From the fondaco, the merchants went forth into the streets of Alexandria in the care of an interpreter to buy and sell. The negotiations were always tough, the abuses numerous. They started and ended with the welcome and farewell of the customs officials who were adept at random deductions, double taxation or confiscation. Scarlet cloth and Cretan cheeses were eyed particularly keenly. The process of spice dealing was fraught. Ascertaining the quality could be tricky, according to a merchant, as the Venetians bought in bulk often ‘without sorting and without picking over … as they come from India, nor do they let us see beforehand what we are going to buy’. Both sides needed the deal but it was a game of brinkmanship. Knowing the fixed period of the muda – and senatorial decrees were peremptory in the matter – Egyptian merchants might wait until the last day to set the price, leaving no time to haggle, or the far worse prospect of returning empty-handed. The transaction could go down to the wire. Fabri watched the final trans-shipment of a spice deal. The giant sacks, five foot wide and fifteen foot long, lay on the quayside, watched by a jostling and intent crowd. The spices had been inspected, weighed and cleared from customs. The galleys were anchored off shore. The sailors rowed across in long boats to load up. At the last moment there was a sudden intervention:
And though all the sacks had just been filled and weighed at the fondaco in the presence of the Saracen officers, and examined at the gates, yet even now when they were just about to be taken on board, the whole contents were spilled out upon the ground so that they might see what was being taken away. And round about this place was a great press, and many came scurrying thither, for [when] the sacks … are emptied there comes hastening a crowd of poor folk, women and boys, Arabs and Africans, and whatever they can grab they steal, and they search in the sand for ginger and cloves, cinnamon and nutmegs.
On the other side, the Venetians were flinty opponents, well versed in the psychology of the deal. When Fabri and his fellow pilgrims tried to negotiate passage back to Venice with a sick boy, they found the sea captains ‘harsher and more unreasonable in the price they asked than Saracens or Arabs, for some demanded from every pilgrim fifty ducats, and when we stuck at paying this, another proud captain said that he would not accept less than a hundred a man’. The boy died in port. The merchant class could be crafty and devious, expert at smuggling gems and gold from the probing officials, capable of embezzlement, tax evasion and flight from a sealed bargain unless severely constrained by punitive Venetian law.

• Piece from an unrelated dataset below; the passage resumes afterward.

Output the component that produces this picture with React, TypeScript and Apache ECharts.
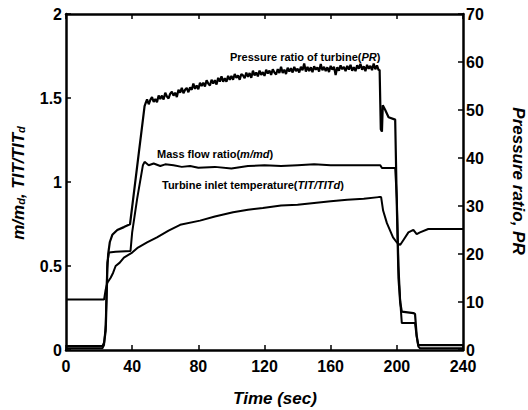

However, on foreign soil it was usually an unequal contest. Despite trading agreements, the sultans might insist on arbitrarily fixing the prices. In 1419 a pepper price of 150–160 dinars a unit was imposed in Alexandria, against the market rate of one hundred. Sometimes Cairo would enforce purchase – or sale of the goods the merchants had brought with them. In Syria the Venetians often fared worse. Landing at Beirut, they travelled to Damascus to buy. On return they might be attacked or the camel and donkey drivers might steal part of their loads. Under the strain of theft, abuse and rapacious extortion patience frequently gave way. In 1407 all the Europeans in Damascus were imprisoned after a brawl; in 1410 they were bastinadoed. The Venetian consul travelled repeatedly to Damascus to plead release of a Venetian subject or to request fulfilment of agreed trading terms. He might be met with understanding – or insouciance. When a consul threatened the withdrawal of all Venetian merchants from Alexandria, the sultan responded that ‘as to the power of you Venetians, and after that of the rest of Christendom, I hold … it not so high as a pair of old shoes’. There was an element of bluff within this – the Mamluks needed the influx of European gold – but the abuses continued. Sometimes the consul himself was beaten and imprisoned.
Driven to distraction, some of the trading nations retaliated. The Genoese raided the coast of Syria; in 1426 a Catalan squadron attacked Alexandria. The Venetians kep
t their distance from armed aggression but paid the price by association. In 1434 they were all expelled from Syria and Egypt at a loss of a massive 235,000 ducats. Their strategy was patience and endless diplomacy. When their merchants were imprisoned they despatched their long-suffering consul to Cairo; when goods were purloined they made a claim; when the spices began to be unacceptably cut with rubbish they used sieves; when the tension became unbearable they prepared to evacuate the whole community. For short periods they suspended the galley service altogether. They faced down the avaricious Sultan Baybars in a long and intense arm-wrestle during the 1430s when he imposed a blanket price-fixing monopoly on the export of all spices, and they broke his attempt to impose his own gold currency on the deals: the purity and reliability of the ducat outgunned its rivals. Underneath was a calculation – that the unpopular Mamluk rulers needed the lucrative inflow of taxed gold to prop up their rule just as much as Venice needed the trade. And they never lashed out. When the Genoese sent armed galleys, Venice sent diplomats – again and again and again.